In retrospect, if we hadn't sided with the Communists and their allies at every opportunity, and hadn't reflexively opposed the Japanese, then perhaps China might not loom quite so large on the world stage as it does today. These days, a Japanese "co-prosperity sphere" in the region doesn't sound like such a bad idea. But it can never happen until and unless two events occur: 1) The US ends the military occupation of Japan, dismantles its military bases, and withdraws all its forces from Japanese territory, and 2) The Japanese Constitution written in poor Japanese by Americans must be changed to abolish the section forbidding Japan from having a proper army. This has been incrementally violated over the years, and it is time to get rid of it altogether.
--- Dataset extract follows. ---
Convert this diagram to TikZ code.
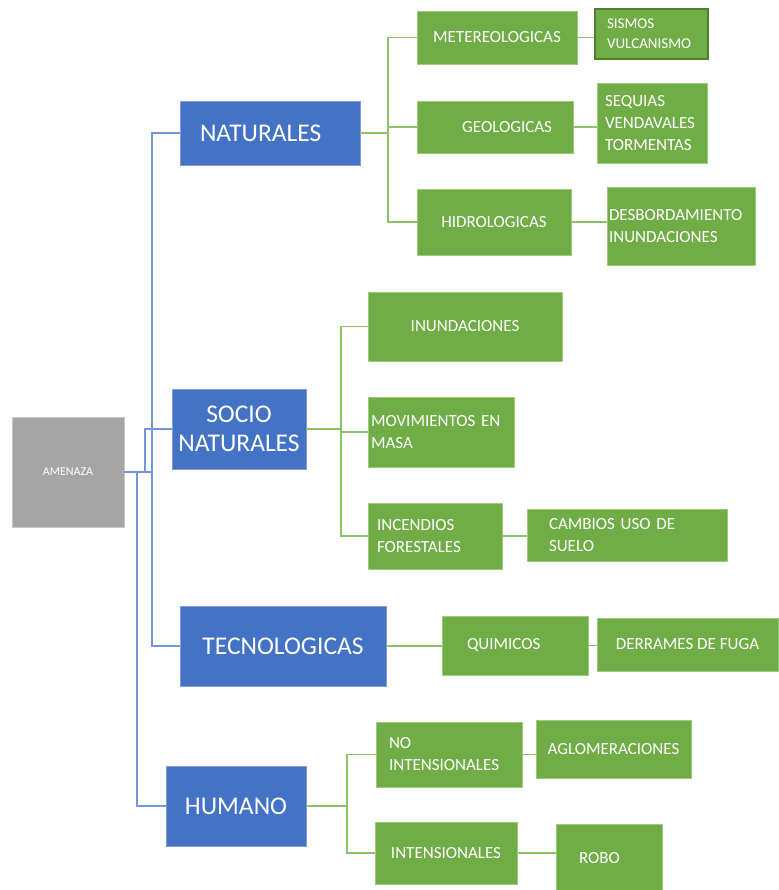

Whether Japan can find the right leadership to lead it out of its economic, political, and cultural dead-end is not for me to say. The great problem besetting the country is economic, which, as the economist Jeffrey Herbener points out, is a perfect illustration of the Austrian theory of the trade cycle and the problems created by bank credit expansion. Whether the resurgent Japanese Right can combine the principles of economic liberalism with a foreign policy that puts Japan first could prove as problematic as in the case of American and European nationalists, neither of whom shows any signs of understanding basic economic principles. In Japan, however, where the villains of the Austrian theory the banks are clearly exposed in their villainy, there is a unique opportunity. The bad loans wracked up by Japan's investment bankers, encouraged and subsidized by Japan's central bank, are at last coming due, and in spite of all efforts to stave off the economic crisis, the moment of truth that is, the moment of extreme deflation is about to arrive. What happens then, politically and culturally, in Japan, is anyone's guess, but my guess is that Washington isn't going to like it.